--- WHAT IS EXPECTED ---
All of the data that follows should be retyped exactly, please, except the pictures.

--- SOURCE EXCERPT ---
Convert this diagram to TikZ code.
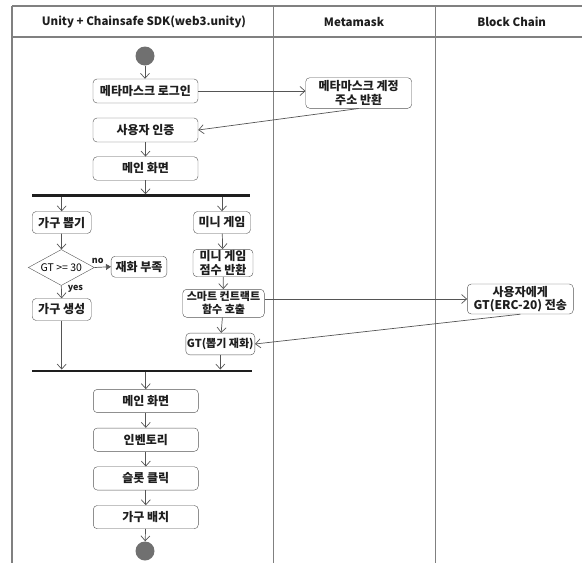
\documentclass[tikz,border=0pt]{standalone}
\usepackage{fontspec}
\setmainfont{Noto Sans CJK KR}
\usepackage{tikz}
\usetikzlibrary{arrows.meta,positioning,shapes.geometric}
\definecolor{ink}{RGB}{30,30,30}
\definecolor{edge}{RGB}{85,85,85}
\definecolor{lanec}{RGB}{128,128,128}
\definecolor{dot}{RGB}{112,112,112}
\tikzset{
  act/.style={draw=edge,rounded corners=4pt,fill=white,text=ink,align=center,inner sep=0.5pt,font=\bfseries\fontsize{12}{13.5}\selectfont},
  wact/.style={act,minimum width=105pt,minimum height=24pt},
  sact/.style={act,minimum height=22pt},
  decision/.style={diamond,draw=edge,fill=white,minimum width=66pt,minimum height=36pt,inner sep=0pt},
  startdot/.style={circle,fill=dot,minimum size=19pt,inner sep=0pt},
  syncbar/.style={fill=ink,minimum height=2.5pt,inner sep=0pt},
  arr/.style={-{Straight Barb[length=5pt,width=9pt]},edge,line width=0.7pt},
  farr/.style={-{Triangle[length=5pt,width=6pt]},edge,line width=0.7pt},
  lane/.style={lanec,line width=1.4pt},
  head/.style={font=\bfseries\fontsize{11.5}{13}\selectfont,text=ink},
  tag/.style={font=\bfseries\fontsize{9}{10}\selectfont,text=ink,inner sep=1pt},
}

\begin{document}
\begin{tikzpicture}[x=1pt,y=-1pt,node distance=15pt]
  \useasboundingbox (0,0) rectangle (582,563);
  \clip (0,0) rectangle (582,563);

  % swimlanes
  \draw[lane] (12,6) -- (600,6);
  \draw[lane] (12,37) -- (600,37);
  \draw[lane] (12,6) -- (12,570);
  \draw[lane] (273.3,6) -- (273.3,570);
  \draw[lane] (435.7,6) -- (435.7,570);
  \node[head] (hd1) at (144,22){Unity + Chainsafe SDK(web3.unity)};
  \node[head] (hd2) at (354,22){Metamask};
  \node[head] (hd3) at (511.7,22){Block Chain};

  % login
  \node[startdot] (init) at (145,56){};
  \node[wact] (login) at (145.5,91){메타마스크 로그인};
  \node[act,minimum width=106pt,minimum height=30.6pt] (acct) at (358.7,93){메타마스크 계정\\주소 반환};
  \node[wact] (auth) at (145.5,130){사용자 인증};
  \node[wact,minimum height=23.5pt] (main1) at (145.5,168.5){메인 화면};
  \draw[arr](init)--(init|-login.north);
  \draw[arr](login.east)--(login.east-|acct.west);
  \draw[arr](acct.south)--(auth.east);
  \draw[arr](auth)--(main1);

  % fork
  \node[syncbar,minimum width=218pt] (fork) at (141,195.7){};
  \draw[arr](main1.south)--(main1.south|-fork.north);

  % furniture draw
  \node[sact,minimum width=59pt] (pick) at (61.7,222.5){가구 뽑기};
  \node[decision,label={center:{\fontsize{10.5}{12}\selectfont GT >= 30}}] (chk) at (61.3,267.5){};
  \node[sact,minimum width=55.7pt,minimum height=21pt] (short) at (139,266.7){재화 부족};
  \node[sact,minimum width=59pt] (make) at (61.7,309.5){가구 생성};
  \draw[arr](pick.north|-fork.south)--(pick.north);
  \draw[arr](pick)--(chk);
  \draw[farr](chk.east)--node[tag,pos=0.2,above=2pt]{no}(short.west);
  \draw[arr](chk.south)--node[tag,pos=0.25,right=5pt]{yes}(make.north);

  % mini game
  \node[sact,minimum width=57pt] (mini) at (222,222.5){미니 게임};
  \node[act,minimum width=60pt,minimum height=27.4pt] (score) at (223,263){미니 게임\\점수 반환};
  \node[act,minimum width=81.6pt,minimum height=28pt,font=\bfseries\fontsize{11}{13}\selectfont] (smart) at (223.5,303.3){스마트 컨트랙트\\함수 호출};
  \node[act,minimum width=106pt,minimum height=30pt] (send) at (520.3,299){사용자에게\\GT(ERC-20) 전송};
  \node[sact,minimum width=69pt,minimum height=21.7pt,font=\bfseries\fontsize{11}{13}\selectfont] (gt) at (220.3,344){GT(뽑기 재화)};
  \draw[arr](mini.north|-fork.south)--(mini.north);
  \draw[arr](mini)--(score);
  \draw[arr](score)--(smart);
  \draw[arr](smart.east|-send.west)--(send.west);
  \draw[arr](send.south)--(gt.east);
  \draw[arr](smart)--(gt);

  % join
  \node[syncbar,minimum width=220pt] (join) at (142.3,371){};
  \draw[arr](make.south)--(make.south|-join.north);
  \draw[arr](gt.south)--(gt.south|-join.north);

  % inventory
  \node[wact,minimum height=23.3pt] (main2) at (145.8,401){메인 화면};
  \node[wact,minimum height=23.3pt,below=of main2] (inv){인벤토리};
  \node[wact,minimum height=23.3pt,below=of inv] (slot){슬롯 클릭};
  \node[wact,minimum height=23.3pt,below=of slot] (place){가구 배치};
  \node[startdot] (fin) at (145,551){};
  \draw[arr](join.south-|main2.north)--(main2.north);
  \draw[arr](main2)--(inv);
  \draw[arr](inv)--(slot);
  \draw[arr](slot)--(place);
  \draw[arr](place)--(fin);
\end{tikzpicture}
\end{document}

--- REPLY TO THE TASK ---
Convert this diagram to TikZ code.
\documentclass[tikz,border=0pt]{standalone}
\usepackage{fontspec}
\setmainfont{Noto Sans CJK KR}
\usepackage{tikz}
\usetikzlibrary{arrows.meta,positioning,shapes.geometric}
\definecolor{ink}{RGB}{30,30,30}
\definecolor{edge}{RGB}{85,85,85}
\definecolor{lanec}{RGB}{128,128,128}
\definecolor{dot}{RGB}{112,112,112}
\tikzset{
  act/.style={draw=edge,rounded corners=4pt,fill=white,text=ink,align=center,inner sep=0.5pt,font=\bfseries\fontsize{12}{13.5}\selectfont},
  wact/.style={act,minimum width=105pt,minimum height=24pt},
  sact/.style={act,minimum height=22pt},
  decision/.style={diamond,draw=edge,fill=white,minimum width=66pt,minimum height=36pt,inner sep=0pt},
  startdot/.style={circle,fill=dot,minimum size=19pt,inner sep=0pt},
  syncbar/.style={fill=ink,minimum height=2.5pt,inner sep=0pt},
  arr/.style={-{Straight Barb[length=5pt,width=9pt]},edge,line width=0.7pt},
  farr/.style={-{Triangle[length=5pt,width=6pt]},edge,line width=0.7pt},
  lane/.style={lanec,line width=1.4pt},
  head/.style={font=\bfseries\fontsize{11.5}{13}\selectfont,text=ink},
  tag/.style={font=\bfseries\fontsize{9}{10}\selectfont,text=ink,inner sep=1pt},
}

\begin{document}
\begin{tikzpicture}[x=1pt,y=-1pt,node distance=15pt]
  \useasboundingbox (0,0) rectangle (582,563);
  \clip (0,0) rectangle (582,563);

  % swimlanes
  \draw[lane] (12,6) -- (600,6);
  \draw[lane] (12,37) -- (600,37);
  \draw[lane] (12,6) -- (12,570);
  \draw[lane] (273.3,6) -- (273.3,570);
  \draw[lane] (435.7,6) -- (435.7,570);
  \node[head] (hd1) at (144,22){Unity + Chainsafe SDK(web3.unity)};
  \node[head] (hd2) at (354,22){Metamask};
  \node[head] (hd3) at (511.7,22){Block Chain};

  % login
  \node[startdot] (init) at (145,56){};
  \node[wact] (login) at (145.5,91){메타마스크 로그인};
  \node[act,minimum width=106pt,minimum height=30.6pt] (acct) at (358.7,93){메타마스크 계정\\주소 반환};
  \node[wact] (auth) at (145.5,130){사용자 인증};
  \node[wact,minimum height=23.5pt] (main1) at (145.5,168.5){메인 화면};
  \draw[arr](init)--(init|-login.north);
  \draw[arr](login.east)--(login.east-|acct.west);
  \draw[arr](acct.south)--(auth.east);
  \draw[arr](auth)--(main1);

  % fork
  \node[syncbar,minimum width=218pt] (fork) at (141,195.7){};
  \draw[arr](main1.south)--(main1.south|-fork.north);

  % furniture draw
  \node[sact,minimum width=59pt] (pick) at (61.7,222.5){가구 뽑기};
  \node[decision,label={center:{\fontsize{10.5}{12}\selectfont GT >= 30}}] (chk) at (61.3,267.5){};
  \node[sact,minimum width=55.7pt,minimum height=21pt] (short) at (139,266.7){재화 부족};
  \node[sact,minimum width=59pt] (make) at (61.7,309.5){가구 생성};
  \draw[arr](pick.north|-fork.south)--(pick.north);
  \draw[arr](pick)--(chk);
  \draw[farr](chk.east)--node[tag,pos=0.2,above=2pt]{no}(short.west);
  \draw[arr](chk.south)--node[tag,pos=0.25,right=5pt]{yes}(make.north);

  % mini game
  \node[sact,minimum width=57pt] (mini) at (222,222.5){미니 게임};
  \node[act,minimum width=60pt,minimum height=27.4pt] (score) at (223,263){미니 게임\\점수 반환};
  \node[act,minimum width=81.6pt,minimum height=28pt,font=\bfseries\fontsize{11}{13}\selectfont] (smart) at (223.5,303.3){스마트 컨트랙트\\함수 호출};
  \node[act,minimum width=106pt,minimum height=30pt] (send) at (520.3,299){사용자에게\\GT(ERC-20) 전송};
  \node[sact,minimum width=69pt,minimum height=21.7pt,font=\bfseries\fontsize{11}{13}\selectfont] (gt) at (220.3,344){GT(뽑기 재화)};
  \draw[arr](mini.north|-fork.south)--(mini.north);
  \draw[arr](mini)--(score);
  \draw[arr](score)--(smart);
  \draw[arr](smart.east|-send.west)--(send.west);
  \draw[arr](send.south)--(gt.east);
  \draw[arr](smart)--(gt);

  % join
  \node[syncbar,minimum width=220pt] (join) at (142.3,371){};
  \draw[arr](make.south)--(make.south|-join.north);
  \draw[arr](gt.south)--(gt.south|-join.north);

  % inventory
  \node[wact,minimum height=23.3pt] (main2) at (145.8,401){메인 화면};
  \node[wact,minimum height=23.3pt,below=of main2] (inv){인벤토리};
  \node[wact,minimum height=23.3pt,below=of inv] (slot){슬롯 클릭};
  \node[wact,minimum height=23.3pt,below=of slot] (place){가구 배치};
  \node[startdot] (fin) at (145,551){};
  \draw[arr](join.south-|main2.north)--(main2.north);
  \draw[arr](main2)--(inv);
  \draw[arr](inv)--(slot);
  \draw[arr](slot)--(place);
  \draw[arr](place)--(fin);
\end{tikzpicture}
\end{document}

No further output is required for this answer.